10 Baby on the Cheap Ideas
1. Hand me downs!!
2. Buy used furniture. If it is refinish-able, refinish, if not try painting geometric designs or patterns. You will be surprised at your creative genius.
3. Try finding toys and bedding at yard sales or thrift stores. You will be amazed at what needs just a good clean. I know plenty of people who have gotten almost new items such as car seats, carriers and clothes this way. (Update- it is not generally suggested for safety’s sake to use a used car seat.)
4. Learn how to make mobiles and crafts as activities to do with your children, check out your library.
5. Breastfeed. Breastfeeding will prevent illness (less doctor’s visits) and it is free (formula is approximately $1200 a year).
6. Look into the economics of cloth diapers. Paper diapers generally cost $1,092 a year. These are not even the more environmentally friendly ones like Tushies.
7. Educate yourself on children’s needs and illnesses to lessen unnecessary doctor visits. This is not to suggest one doesn’t take their child to see their health care provider. Check out my book -Herbal Healing for Children. You will find a lot of ways to save money around the house.

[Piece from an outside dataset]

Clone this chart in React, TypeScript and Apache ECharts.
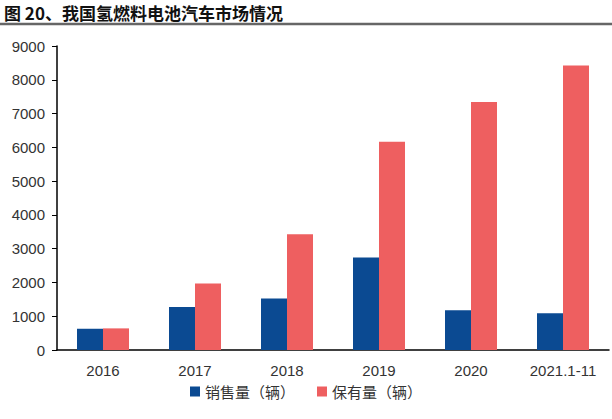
import React, { useEffect, useRef } from "react";
import * as echarts from "echarts";

const categories = ["2016", "2017", "2018", "2019", "2020", "2021.1-11"];
const salesName = "销售量（辆）";
const stockName = "保有量（辆）";
const sales = [629, 1272, 1527, 2737, 1177, 1089];
const stock = [640, 1970, 3428, 6165, 7342, 8420];
const yTicks = { min: 0, max: 9000, interval: 1000 };
const titleText = "图 20、我国氢燃料电池汽车市场情况";

export default function App() {
  const ref = useRef<HTMLDivElement>(null);
  useEffect(() => {
    if (!ref.current) return;
    const chart = echarts.init(ref.current, undefined, { renderer: "svg" });
    chart.setOption({
      animation: false,
      backgroundColor: "#ffffff",
      graphic: [
        {
          type: "text",
          x: 4,
          y: 4,
          style: {
            text: titleText,
            font: "bold 17px 'Noto Sans CJK SC'",
            fill: "#111",
            textVerticalAlign: "top",
          },
        },
        {
          type: "line",
          shape: { x1: 0, y1: 24, x2: 612, y2: 24 },
          style: { stroke: "#666", lineWidth: 2.5 },
        },
      ],
      legend: {
        bottom: 15,
        left: "center",
        itemWidth: 10,
        itemHeight: 10,
        itemGap: 22,
        icon: "rect",
        textStyle: { fontFamily: "'Noto Sans CJK SC'", fontSize: 15, color: "#333" },
        data: [salesName, stockName],
      },
      grid: { left: 57, right: 3, top: 46, bottom: 69 },
      xAxis: {
        type: "category",
        data: categories,
        axisLine: { lineStyle: { color: "#000", width: 1.5 } },
        axisTick: { show: false },
        axisLabel: {
          fontFamily: "'Liberation Sans', Arial",
          fontSize: 15,
          color: "#333",
          margin: 13,
        },
      },
      yAxis: {
        type: "value",
        min: yTicks.min,
        max: yTicks.max,
        interval: yTicks.interval,
        splitLine: { show: false },
        axisLine: { show: true, lineStyle: { color: "#000", width: 1.5 } },
        axisTick: { show: true, length: 5, lineStyle: { color: "#000" } },
        axisLabel: {
          fontFamily: "'Liberation Sans', Arial",
          fontSize: 15,
          color: "#333",
          margin: 12,
          formatter: (v: number) => String(v),
        },
      },
      series: [
        {
          name: salesName,
          type: "bar",
          data: sales,
          barWidth: 26,
          barGap: "0%",
          itemStyle: { color: "#0B4A92" },
        },
        {
          name: stockName,
          type: "bar",
          data: stock,
          barWidth: 26,
          barGap: "0%",
          itemStyle: { color: "#EE5F60" },
        },
      ],
    });
    return () => chart.dispose();
  }, []);
  return <div ref={ref} style={{ width: 612, height: 419, position: "absolute", left: 0, top: 0 }} />;
}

8. Cook from scratch for your baby’s food and use a blender or food mill. Try simple foods like yams, rice, peas, etc.. babies do not need canned and processed meals in a jar. My children were eating curries with us a 10 months old (mild ones) they was wanted what we were eating.
9. Learn to make your own detergent, household cleaners and cooking mixes. They save money and can be non-toxic, safe and cheap.

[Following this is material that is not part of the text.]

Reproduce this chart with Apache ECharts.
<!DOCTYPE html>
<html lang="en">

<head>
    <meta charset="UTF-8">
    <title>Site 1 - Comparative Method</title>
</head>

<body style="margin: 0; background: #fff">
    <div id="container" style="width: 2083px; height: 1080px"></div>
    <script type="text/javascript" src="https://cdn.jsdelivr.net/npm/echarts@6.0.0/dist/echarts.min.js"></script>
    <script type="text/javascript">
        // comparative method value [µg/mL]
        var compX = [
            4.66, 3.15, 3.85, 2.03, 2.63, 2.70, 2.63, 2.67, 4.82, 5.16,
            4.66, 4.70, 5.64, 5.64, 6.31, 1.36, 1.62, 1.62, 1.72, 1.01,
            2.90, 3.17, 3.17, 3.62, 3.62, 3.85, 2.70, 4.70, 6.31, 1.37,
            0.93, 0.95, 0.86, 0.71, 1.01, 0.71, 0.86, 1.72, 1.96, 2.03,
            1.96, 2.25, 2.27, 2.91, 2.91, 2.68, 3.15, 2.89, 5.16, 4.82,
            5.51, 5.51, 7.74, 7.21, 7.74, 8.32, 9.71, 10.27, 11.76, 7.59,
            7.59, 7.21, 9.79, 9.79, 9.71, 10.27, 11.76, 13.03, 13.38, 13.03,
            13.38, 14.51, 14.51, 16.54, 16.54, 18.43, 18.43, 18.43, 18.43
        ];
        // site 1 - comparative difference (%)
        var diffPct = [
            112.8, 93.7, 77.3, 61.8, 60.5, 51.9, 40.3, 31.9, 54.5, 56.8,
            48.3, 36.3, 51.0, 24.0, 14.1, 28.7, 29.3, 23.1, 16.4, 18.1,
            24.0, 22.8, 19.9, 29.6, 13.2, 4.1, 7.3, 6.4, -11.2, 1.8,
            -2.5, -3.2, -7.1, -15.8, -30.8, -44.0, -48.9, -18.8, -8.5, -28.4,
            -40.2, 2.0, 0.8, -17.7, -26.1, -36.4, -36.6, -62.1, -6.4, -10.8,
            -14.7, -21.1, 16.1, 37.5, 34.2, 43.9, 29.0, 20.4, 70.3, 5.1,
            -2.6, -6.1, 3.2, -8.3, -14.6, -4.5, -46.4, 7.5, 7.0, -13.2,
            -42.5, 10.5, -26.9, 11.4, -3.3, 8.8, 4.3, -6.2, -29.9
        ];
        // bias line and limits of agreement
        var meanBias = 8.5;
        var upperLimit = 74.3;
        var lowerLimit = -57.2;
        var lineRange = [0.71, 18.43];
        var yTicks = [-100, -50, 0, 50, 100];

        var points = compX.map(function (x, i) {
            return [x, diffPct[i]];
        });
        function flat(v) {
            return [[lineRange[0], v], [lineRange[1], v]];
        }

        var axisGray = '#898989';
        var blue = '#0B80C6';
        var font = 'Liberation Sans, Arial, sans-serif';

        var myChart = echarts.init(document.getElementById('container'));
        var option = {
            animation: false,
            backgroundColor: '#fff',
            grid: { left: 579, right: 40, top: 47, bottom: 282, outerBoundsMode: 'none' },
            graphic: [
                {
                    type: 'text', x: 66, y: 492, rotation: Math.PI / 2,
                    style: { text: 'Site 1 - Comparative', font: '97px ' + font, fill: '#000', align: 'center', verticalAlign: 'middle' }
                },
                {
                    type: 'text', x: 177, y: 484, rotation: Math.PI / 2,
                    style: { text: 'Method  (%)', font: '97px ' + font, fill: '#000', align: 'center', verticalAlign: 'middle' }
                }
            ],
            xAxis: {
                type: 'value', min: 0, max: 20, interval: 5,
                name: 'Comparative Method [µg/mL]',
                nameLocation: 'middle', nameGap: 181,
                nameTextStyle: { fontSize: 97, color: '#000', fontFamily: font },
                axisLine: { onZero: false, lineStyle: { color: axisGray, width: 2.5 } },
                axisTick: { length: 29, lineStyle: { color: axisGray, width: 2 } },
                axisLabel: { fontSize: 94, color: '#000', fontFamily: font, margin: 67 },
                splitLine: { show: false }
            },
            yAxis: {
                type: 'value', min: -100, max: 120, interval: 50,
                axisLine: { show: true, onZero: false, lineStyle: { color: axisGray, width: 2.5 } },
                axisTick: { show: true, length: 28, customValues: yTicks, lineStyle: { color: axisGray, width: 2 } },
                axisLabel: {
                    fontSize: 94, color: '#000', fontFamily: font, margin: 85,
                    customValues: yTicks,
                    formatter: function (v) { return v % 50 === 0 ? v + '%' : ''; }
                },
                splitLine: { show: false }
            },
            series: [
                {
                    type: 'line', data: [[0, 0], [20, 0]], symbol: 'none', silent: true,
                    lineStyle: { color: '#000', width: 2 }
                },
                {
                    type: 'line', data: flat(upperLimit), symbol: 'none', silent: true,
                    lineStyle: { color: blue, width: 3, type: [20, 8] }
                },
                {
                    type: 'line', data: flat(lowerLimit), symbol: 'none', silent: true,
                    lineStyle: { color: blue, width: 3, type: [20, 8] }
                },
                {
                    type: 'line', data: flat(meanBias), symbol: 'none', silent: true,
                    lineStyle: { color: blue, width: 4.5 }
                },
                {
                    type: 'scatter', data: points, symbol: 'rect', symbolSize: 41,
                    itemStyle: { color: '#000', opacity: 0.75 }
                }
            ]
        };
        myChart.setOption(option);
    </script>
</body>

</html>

10. Tell friends and relatives about raising on the cheap and you will be surprised how others want to loan or give you stuff they no longer want.
How to sew a baby carrier sling
The following directions will help you create an unpadded sling similar to a Maya Wrap. Slings are easy to make, and magnificent to use with infants and toddlers! I suggest you use medium to heavy weight 100% cotton fabric for your sling. You can also use a stretch cotton, or cotton blend. You want to use a fabric that will be strong and durable and appropriate for your climate, you may not want polar fleece in Alabama. It’s essential to choose non-directional prints. You want a machine washable fabric; after all, you’ll be carrying your child around in this sling and who knows what will get on it. (Well we all know) You can also use mesh for a sling to take in a swimming pool or lake during the summer. The mesh fabric should be strong enough for everyday use, so make sure you purchase a strong mesh.

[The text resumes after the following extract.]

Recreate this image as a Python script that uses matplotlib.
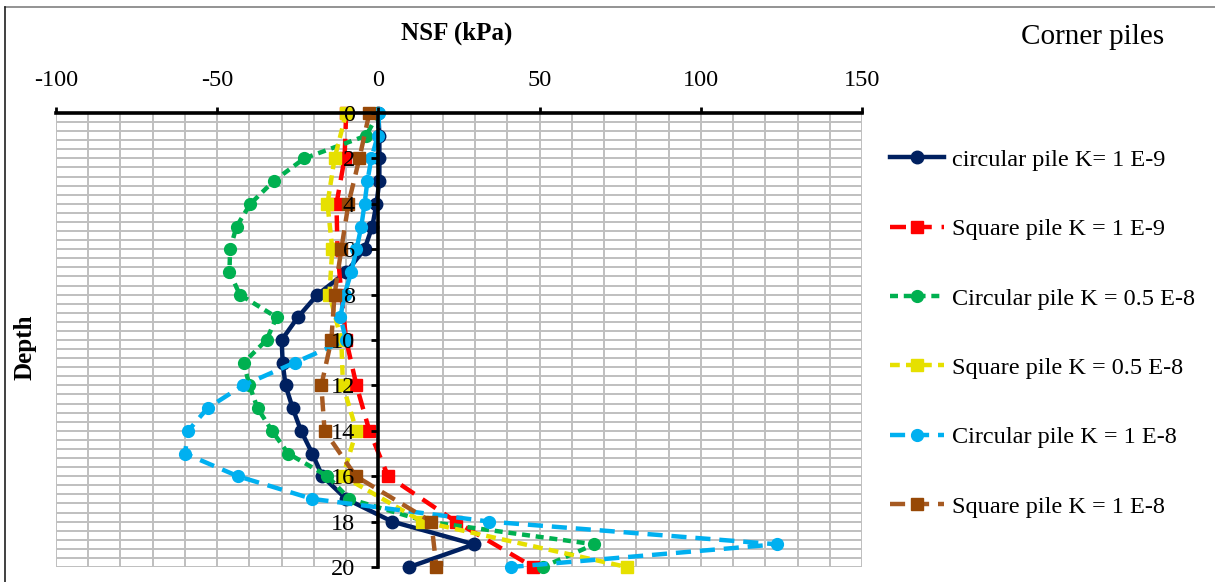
import matplotlib
matplotlib.use("Agg")
import matplotlib.pyplot as plt
from matplotlib.ticker import MultipleLocator
from matplotlib.lines import Line2D
import numpy as np

plt.rcParams["font.family"] = ["Liberation Serif", "DejaVu Serif"]
plt.rcParams["axes.unicode_minus"] = False

# depth below the pile head (m)
depth_circ = list(range(0, 21))
depth_sq = list(range(0, 21, 2))

# negative skin friction, corner piles (kPa)
circ_k1e9 = [0, 0.3, 0.3, 0.3, -0.6, -1.9, -4.3, -9.9, -18.9, -25, -30, -29.7,
             -28.8, -26.6, -24, -20.5, -17.4, -10, 4.3, 29.7, 9.6]
sq_k1e9 = [-10, -10.5, -13, -12.7, -11.5, -10, -6.8, -2.8, 3, 24, 48]
circ_k05e8 = [0, -3.8, -23, -32.5, -39.7, -44, -46, -46.2, -43, -31.6, -34.7,
              -41.8, -40, -37.5, -33, -28, -15.8, -9, 15, 67, 51]
sq_k05e8 = [-10, -13.6, -15.8, -14.3, -15.2, -11.5, -11, -6.8, -11, 13.6, 77]
circ_k1e8 = [0.3, -0.2, -2.2, -3.4, -4.3, -5.3, -6.8, -8.4, -10.5, -11.8, -10,
             -26, -42, -53, -59, -60, -43.6, -20.5, 34.4, 123.6, 41]
sq_k1e8 = [-2.8, -5.9, -9.3, -11.5, -13.6, -14.6, -17.7, -16.7, -7, 16.4, 18]

x_min, x_max = -100, 150
d_max = 20

fig = plt.figure(figsize=(12.15, 5.82), dpi=100)
ax = fig.add_axes([56 / 1215, 15 / 582, 806 / 1215, 454 / 582])
ax.set_axisbelow(False)  # depth labels on top of the curves

# gridlines drawn by hand so they stay under the curves
grid_kw = dict(color="#BFBFBF", lw=1.4, zorder=0.5)
for gx in np.arange(x_min, x_max + 1, 10):
    ax.axvline(gx, **grid_kw)
for gy in np.arange(0, d_max + 0.01, 0.4):
    ax.axhline(gy, **grid_kw)

lw = 3.2
ax.plot(circ_k1e9, depth_circ, color="#002060", lw=lw, marker="o", ms=9,
        label="circular pile K= 1 E-9", clip_on=False)
ax.plot(sq_k1e9, depth_sq, color="#FF0000", lw=lw, ls=(0, (3.6, 2.2)), marker="s", ms=8,
        label="Square pile K = 1 E-9", clip_on=False)
ax.plot(circ_k05e8, depth_circ, color="#00B050", lw=lw, ls=(0, (1.8, 1.3)), marker="o", ms=8.5,
        label="Circular pile K = 0.5 E-8", clip_on=False)
ax.plot(sq_k05e8, depth_sq, color="#E6E000", lw=lw, ls=(0, (2.2, 1.4)), marker="s", ms=8,
        label="Square pile K = 0.5 E-8", clip_on=False)
ax.plot(circ_k1e8, depth_circ, color="#00B0F0", lw=lw, ls=(0, (3.4, 2)), marker="o", ms=8.5,
        label="Circular pile K = 1 E-8", clip_on=False)
ax.plot(sq_k1e8, depth_sq, color="#A65A22", lw=lw, ls=(0, (3.4, 2)), marker="s", ms=8,
        mfc="#974806", mec="#974806", label="Square pile K = 1 E-8", clip_on=False)

ax.set_xlim(x_min, x_max)
ax.set_ylim(d_max, 0)

# x axis along the top, y axis through NSF = 0
ax.xaxis.set_ticks_position("top")
ax.xaxis.set_major_locator(MultipleLocator(50))
ax.yaxis.set_major_locator(MultipleLocator(2))
ax.tick_params(axis="x", which="major", direction="out", length=4.5, width=2,
               pad=11, labelsize=17.5)
ax.tick_params(axis="y", which="major", direction="out", length=5, width=2,
               pad=12, labelsize=17.5)

ax.spines["bottom"].set_visible(False)
ax.spines["right"].set_visible(False)
ax.spines["top"].set_linewidth(2.6)
ax.spines["left"].set_position(("data", 0))
ax.spines["left"].set_linewidth(2.6)

fig.text(457 / 1215, 1 - 33 / 582, "NSF (kPa)", ha="center", va="center",
         fontsize=18, fontweight="bold")
fig.text(1093 / 1215, 1 - 37 / 582, "Corner piles", ha="center", va="center",
         fontsize=21)
fig.text(25 / 1215, 1 - 347 / 582, "Depth", ha="center", va="center",
         rotation=90, fontsize=18, fontweight="bold")

fig.legend(loc="upper left", bbox_to_anchor=(880 / 1215, 1 - 139 / 582),
           frameon=False, fontsize=17.5, handlelength=2.25, handletextpad=0.3,
           labelspacing=1.95, borderaxespad=0)

# chart frame
fig.add_artist(Line2D([5 / 1215, 1], [1 - 7 / 582, 1 - 7 / 582], color="#808080", lw=1.2))
fig.add_artist(Line2D([5 / 1215, 5 / 1215], [0, 1 - 7 / 582], color="#202020", lw=1.2))

fig.savefig("out.png", dpi=100)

1 1/2 – 2 yards of fabric (45” or 60” wide fabrics will both work; it depends on your preference. The length of fabric will depend on your body size and how long of a tail you want.)
2 heavy duty metal or plastic rings at least 3 inches in diameter (you can use macramé rings found in craft stores, or order rings made specifically for slings online.)
Fold salvage edge over 1/4 inch, and then again another 1/4 inch and sew, creating a narrow hem. Repeat on other side finishing off salvages.
2. Trim both unfinished ends of fabric along cut line evenly. Hem using same method used for salvage edges. You will now have a long rectangle of fabric with all edges neatly hemmed.
3. Next, you will create the part of your sling that will rest on your shoulder and hold the rings. You will need to divide the width of your fabric by three and accordion fold the fabric evenly and uniformly. For example, if you have selected a 45 inch wide piece of fabric, you will need to fold it into approximately 15, 3 inch sections to obtain a neat three inch wide stack of fabric to loop through the rings to create the shoulder rest.
4. Once one end of your fabric is accordion folded, loop it through BOTH rings. Fold the fabric back against itself and sew securely to hold the rings. I suggest sewing several rows of straight stitching about 1/4 inch from each other.
5. Gather the opposite end of the sling together loosely in your hand. This will now become the “tail” end of your sling. Loop it through both rings, pulling it back through one ring only to secure it and make it adjustable.
Your sling is now ready for use! By pulling the tail through the two rings you can adjust and custom fit the sling to you and your baby. This sling has a large tail that can be used for discreet breastfeeding in public, a drool rag, and added warmth in cold weather. The lack of padding in this sling (as opposed to other types) makes it extremely versatile and able to conform to many different carrying positions and body types.
Green Tit is just sharing directions and does not take any responsibly for these instructions and mishaps that may occur from following said instructions. This is the responsibility of the reader.
BAI is also just sharing directions also. We want you to make sure that all you do is safe.